Are the costs in line with the market?
In addition Maturity checked the negotiated prices and compared them to the values of a peer group in its own benchmark database. This comparison group comprised seven companies, primarily financial services companies based in German-speaking countries and the Netherlands with similar outsourcing contracts to Helaba. A total of five different IT service providers look after the members of the peer group which means that the comparison reflected the entire sector. After around six weeks the first results meeting was held between Helaba and Maturity in which, according to Raaymann, “our values were essentially confirmed”. In addition the Landesbank was given information about which points still had to be ironed out in the contract negotiations.
Discrepancies from the “standard” included the provision relating to penalties – “Maturity told us that we had gone a little too far”, remembers Raaymann. Similarly “ambitious” targets to its penalty provisions had also been pursued by the Landesbank in terms of its liability demands. The analysis of comparable outsourcing contracts showed both sides the standard level of liability. Improvements to the content of the contract were also suggested. Ultimately CIO Raaymann believes that it proved a very worthwhile exercise, “We managed to achieve the inclusion of almost all the points that we wanted to insert in the contract.” As far as the prices were concerned, the Landesbank also managed to achieve significantly better levels than the peer group average.
IT service providers themselves no longer have any objections to benchmarks of prices and services if a customer requests them.
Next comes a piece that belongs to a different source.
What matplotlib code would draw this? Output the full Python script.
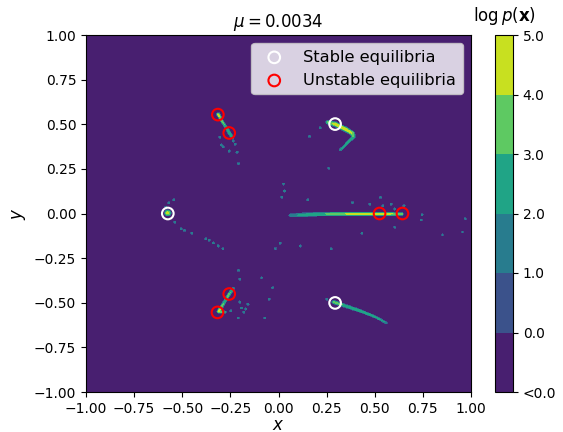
import numpy as np
import matplotlib
matplotlib.use('Agg')
import matplotlib.pyplot as plt

# ---------------- data ----------------
mu = 0.0034
stable_x = [-0.575, 0.294, 0.294]
stable_y = [0.0, 0.501, -0.501]
unstable_x = [-0.315, -0.256, -0.256, -0.317, 0.525, 0.644]
unstable_y = [0.554, 0.451, -0.451, -0.554, 0.0, 0.0]

levels = [-1, 0, 1, 2, 3, 4, 5]
tick_labels = ['<0.0', '0.0', '1.0', '2.0', '3.0', '4.0', '5.0']

# ridges of high log-density: (x, y, log p, half-width)
ridge_h_x = [0.062, 0.12, 0.20, 0.28, 0.36, 0.46, 0.56, 0.64]
ridge_h_y = [-0.010, -0.008, -0.004, -0.003, -0.003, -0.003, -0.003, -0.003]
ridge_h_v = [1.6, 2.3, 2.8, 3.3, 4.2, 4.5, 4.4, 3.6]
ridge_h_w = [0.008, 0.010, 0.010, 0.010, 0.009, 0.009, 0.009, 0.008]

ridge_ur_x = [0.256, 0.295, 0.355, 0.384, 0.390, 0.364, 0.321]
ridge_ur_y = [0.511, 0.500, 0.468, 0.449, 0.430, 0.402, 0.356]
ridge_ur_v = [3.4, 4.4, 4.4, 4.0, 3.0, 2.5, 2.1]
ridge_ur_w = [0.010, 0.013, 0.012, 0.011, 0.008, 0.005, 0.005]

ridge_lr_x = [0.286, 0.348, 0.426, 0.504, 0.561]
ridge_lr_y = [-0.496, -0.518, -0.546, -0.580, -0.613]
ridge_lr_v = [3.4, 2.9, 2.7, 2.4, 2.0]
ridge_lr_w = [0.008, 0.008, 0.007, 0.005, 0.004]

ridge_ul_x = [-0.313, -0.291, -0.270, -0.255, -0.239]
ridge_ul_y = [0.556, 0.513, 0.479, 0.451, 0.423]
ridge_ul_v = [4.5, 3.3, 2.9, 2.9, 2.3]
ridge_ul_w = [0.008, 0.006, 0.006, 0.007, 0.005]

ridge_ll_x = [-0.234, -0.256, -0.281, -0.310, -0.279]
ridge_ll_y = [-0.419, -0.451, -0.496, -0.548, -0.553]
ridge_ll_v = [2.5, 3.3, 2.9, 4.5, 2.9]
ridge_ll_w = [0.005, 0.007, 0.006, 0.009, 0.006]

blob_x = [-0.575]
blob_y = [0.003]
blob_v = [4.6]
blob_w = [0.017]

# isolated specks of moderate density
speck_x = [-0.305, -0.296, -0.287, -0.256, -0.215, -0.208, -0.225, -0.235,
           -0.570, -0.545, -0.585, 0.217, 0.161, 0.260, 0.026, 0.031, 0.017,
           0.152, 0.384, 0.474, 0.530, 0.542, 0.585, 0.651, 0.603, -0.539,
           -0.505, -0.488, -0.450, -0.378, -0.360, -0.338, -0.312, -0.289,
           -0.016, -0.208, -0.201, -0.088, -0.031, -0.048, -0.201, -0.159,
           -0.192, -0.170, -0.180, -0.248, -0.208, -0.071, 0.746, 0.741,
           0.603, 0.433, 0.009, 0.114, 0.274, 0.852, 0.956, 0.971, 0.251]
speck_y = [0.427, 0.384, 0.374, 0.350, 0.343, 0.279, 0.388, 0.406,
           0.061, 0.077, 0.036, 0.481, 0.432, 0.253, 0.165, 0.126, 0.091,
           0.077, 0.061, 0.052, 0.091, 0.044, 0.052, 0.044, 0.025, -0.049,
           -0.085, -0.094, -0.111, -0.141, -0.150, -0.165, -0.182, -0.197,
           -0.197, -0.318, -0.369, -0.360, -0.416, -0.481, -0.496, -0.509,
           -0.529, -0.535, -0.553, -0.545, -0.585, -0.585, -0.007, -0.036,
           -0.077, -0.111, -0.167, -0.182, -0.197, -0.120, -0.104, -0.029, -0.481]
speck_v = 1.8
speck_w = 0.0055

# ---------------- density field ----------------
n = 500
gx = np.linspace(-1, 1, n)
gy = np.linspace(-1, 1, n)
X, Y = np.meshgrid(gx, gy)
F = np.full_like(X, -0.5)


def add_ridge(F, xs, ys, vs, ws):
    for i in range(len(xs) - 1):
        ax_, ay_ = xs[i], ys[i]
        bx, by = xs[i + 1], ys[i + 1]
        dx, dy = bx - ax_, by - ay_
        L2 = dx * dx + dy * dy
        t = np.clip(((X - ax_) * dx + (Y - ay_) * dy) / L2, 0, 1)
        d = np.hypot(X - (ax_ + t * dx), Y - (ay_ + t * dy))
        v = vs[i] + t * (vs[i + 1] - vs[i])
        w = ws[i] + t * (ws[i + 1] - ws[i])
        F = np.maximum(F, v * (1 - (d / w) ** 2))
    return F


def add_points(F, xs, ys, vs, ws):
    for x0, y0, v, w in zip(xs, ys, vs, ws):
        d = np.hypot(X - x0, Y - y0)
        F = np.maximum(F, v * (1 - (d / w) ** 2))
    return F


F = add_ridge(F, ridge_h_x, ridge_h_y, ridge_h_v, ridge_h_w)
F = add_ridge(F, ridge_ur_x, ridge_ur_y, ridge_ur_v, ridge_ur_w)
F = add_ridge(F, ridge_lr_x, ridge_lr_y, ridge_lr_v, ridge_lr_w)
F = add_ridge(F, ridge_ul_x, ridge_ul_y, ridge_ul_v, ridge_ul_w)
F = add_ridge(F, ridge_ll_x, ridge_ll_y, ridge_ll_v, ridge_ll_w)
F = add_points(F, blob_x, blob_y, blob_v, blob_w)
F = add_points(F, speck_x, speck_y, [speck_v] * len(speck_x), [speck_w] * len(speck_x))
F = np.clip(F, -0.99, 4.99)

# ---------------- plot ----------------
fig = plt.figure(figsize=(5.63, 4.32), dpi=100)
ax = fig.add_axes([86 / 563, 40 / 432, 385 / 563, 357 / 432])
cax = fig.add_axes([495 / 563, 40 / 432, 18 / 563, 357 / 432])

cs = ax.contourf(X, Y, F, levels=levels, cmap='viridis')
ax.scatter(stable_x, stable_y, s=70, facecolors='none', edgecolors='white',
           linewidths=1.5, label='Stable equilibria', zorder=3)
ax.scatter(unstable_x, unstable_y, s=70, facecolors='none', edgecolors='red',
           linewidths=1.5, label='Unstable equilibria', zorder=3)
ax.set_xlim(-1, 1)
ax.set_ylim(-1, 1)
ax.set_xticks(np.arange(-1, 1.01, 0.25))
ax.set_yticks(np.arange(-1, 1.01, 0.25))
ax.set_xlabel(r'$x$', fontsize=12, labelpad=0)
ax.set_ylabel(r'$y$', fontsize=12)
ax.set_title(r'$\mu = %s$' % mu, fontsize=12)
ax.legend(loc='upper right', fontsize=11.7)

cb = fig.colorbar(cs, cax=cax, ticks=levels)
cb.ax.set_yticklabels(tick_labels)
cb.ax.set_title(r'$\log p(\mathbf{x})$', fontsize=12, pad=10)

fig.savefig('out.png', dpi=100)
The Helaba outsourcing contract with IZB was also subjected to a benchmark. According to Raaymann, “The services providers approve because at the end of the day they are hoping to get confirmation that their prices are good.” Furthermore, Helaba agreed with HP in the contract that a price review would be carried out after two years. After all, there is a great deal of pressure on the cost of outsourcing services which means that in most cases renegotiations are very worth while for clients.
Negotiate from a position of strength
Regardless of the partner selected, Raaymann believes the benchmarking is a “valuable instrument” with which to verify a company’s own ideas and negotiation results. This in turn allows the clients of IT service providers to negotiate from a position of strength because they can specify their own location. The criteria in favour of Maturity were similar to those for HP – reputation, references and also the speed of implementation.